» Stated goal: Print all of the lines exactly. Any picture among them stays out.
▬▬▬
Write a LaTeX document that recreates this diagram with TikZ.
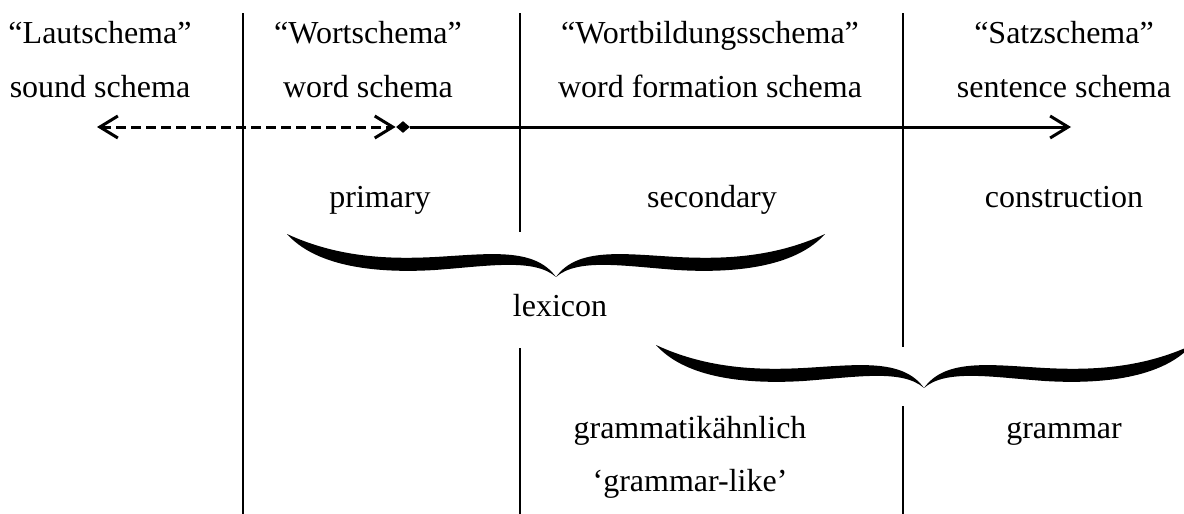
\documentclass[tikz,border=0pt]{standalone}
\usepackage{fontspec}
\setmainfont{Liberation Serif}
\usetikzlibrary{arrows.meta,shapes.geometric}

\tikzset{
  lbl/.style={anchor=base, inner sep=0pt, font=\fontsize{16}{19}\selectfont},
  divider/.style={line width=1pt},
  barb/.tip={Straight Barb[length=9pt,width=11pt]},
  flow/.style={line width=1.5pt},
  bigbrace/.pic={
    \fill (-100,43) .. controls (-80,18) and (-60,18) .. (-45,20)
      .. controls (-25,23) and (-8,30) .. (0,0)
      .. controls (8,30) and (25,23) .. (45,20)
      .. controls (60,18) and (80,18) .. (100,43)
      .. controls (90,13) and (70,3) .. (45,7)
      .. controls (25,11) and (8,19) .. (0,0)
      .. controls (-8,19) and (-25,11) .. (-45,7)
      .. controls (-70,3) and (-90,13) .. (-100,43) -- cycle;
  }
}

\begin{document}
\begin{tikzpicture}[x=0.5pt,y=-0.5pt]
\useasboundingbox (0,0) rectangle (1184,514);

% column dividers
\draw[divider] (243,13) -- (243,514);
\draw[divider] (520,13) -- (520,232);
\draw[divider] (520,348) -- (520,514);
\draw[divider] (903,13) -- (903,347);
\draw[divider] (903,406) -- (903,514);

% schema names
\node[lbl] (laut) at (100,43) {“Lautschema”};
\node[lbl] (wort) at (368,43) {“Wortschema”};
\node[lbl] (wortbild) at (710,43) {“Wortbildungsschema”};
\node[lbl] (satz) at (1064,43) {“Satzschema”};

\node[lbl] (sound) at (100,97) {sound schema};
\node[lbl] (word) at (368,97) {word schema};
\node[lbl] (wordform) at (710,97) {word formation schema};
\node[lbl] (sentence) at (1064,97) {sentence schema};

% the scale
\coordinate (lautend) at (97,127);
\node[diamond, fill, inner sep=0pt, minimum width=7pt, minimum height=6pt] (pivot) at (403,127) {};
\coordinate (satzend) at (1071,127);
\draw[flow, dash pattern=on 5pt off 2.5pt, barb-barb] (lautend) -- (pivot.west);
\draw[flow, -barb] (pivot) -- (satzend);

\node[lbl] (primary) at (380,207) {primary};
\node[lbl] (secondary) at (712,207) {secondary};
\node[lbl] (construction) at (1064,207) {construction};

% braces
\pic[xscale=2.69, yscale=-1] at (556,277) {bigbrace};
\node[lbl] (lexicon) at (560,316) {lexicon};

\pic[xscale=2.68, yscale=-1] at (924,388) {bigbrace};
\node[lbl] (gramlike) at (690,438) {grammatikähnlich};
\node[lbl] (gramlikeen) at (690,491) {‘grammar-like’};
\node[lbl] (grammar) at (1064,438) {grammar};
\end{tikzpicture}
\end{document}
▬▬▬
» Response to the exercise:
Write a LaTeX document that recreates this diagram with TikZ.
\documentclass[tikz,border=0pt]{standalone}
\usepackage{fontspec}
\setmainfont{Liberation Serif}
\usetikzlibrary{arrows.meta,shapes.geometric}

\tikzset{
  lbl/.style={anchor=base, inner sep=0pt, font=\fontsize{16}{19}\selectfont},
  divider/.style={line width=1pt},
  barb/.tip={Straight Barb[length=9pt,width=11pt]},
  flow/.style={line width=1.5pt},
  bigbrace/.pic={
    \fill (-100,43) .. controls (-80,18) and (-60,18) .. (-45,20)
      .. controls (-25,23) and (-8,30) .. (0,0)
      .. controls (8,30) and (25,23) .. (45,20)
      .. controls (60,18) and (80,18) .. (100,43)
      .. controls (90,13) and (70,3) .. (45,7)
      .. controls (25,11) and (8,19) .. (0,0)
      .. controls (-8,19) and (-25,11) .. (-45,7)
      .. controls (-70,3) and (-90,13) .. (-100,43) -- cycle;
  }
}

\begin{document}
\begin{tikzpicture}[x=0.5pt,y=-0.5pt]
\useasboundingbox (0,0) rectangle (1184,514);

% column dividers
\draw[divider] (243,13) -- (243,514);
\draw[divider] (520,13) -- (520,232);
\draw[divider] (520,348) -- (520,514);
\draw[divider] (903,13) -- (903,347);
\draw[divider] (903,406) -- (903,514);

% schema names
\node[lbl] (laut) at (100,43) {“Lautschema”};
\node[lbl] (wort) at (368,43) {“Wortschema”};
\node[lbl] (wortbild) at (710,43) {“Wortbildungsschema”};
\node[lbl] (satz) at (1064,43) {“Satzschema”};

\node[lbl] (sound) at (100,97) {sound schema};
\node[lbl] (word) at (368,97) {word schema};
\node[lbl] (wordform) at (710,97) {word formation schema};
\node[lbl] (sentence) at (1064,97) {sentence schema};

% the scale
\coordinate (lautend) at (97,127);
\node[diamond, fill, inner sep=0pt, minimum width=7pt, minimum height=6pt] (pivot) at (403,127) {};
\coordinate (satzend) at (1071,127);
\draw[flow, dash pattern=on 5pt off 2.5pt, barb-barb] (lautend) -- (pivot.west);
\draw[flow, -barb] (pivot) -- (satzend);

\node[lbl] (primary) at (380,207) {primary};
\node[lbl] (secondary) at (712,207) {secondary};
\node[lbl] (construction) at (1064,207) {construction};

% braces
\pic[xscale=2.69, yscale=-1] at (556,277) {bigbrace};
\node[lbl] (lexicon) at (560,316) {lexicon};

\pic[xscale=2.68, yscale=-1] at (924,388) {bigbrace};
\node[lbl] (gramlike) at (690,438) {grammatikähnlich};
\node[lbl] (gramlikeen) at (690,491) {‘grammar-like’};
\node[lbl] (grammar) at (1064,438) {grammar};
\end{tikzpicture}
\end{document}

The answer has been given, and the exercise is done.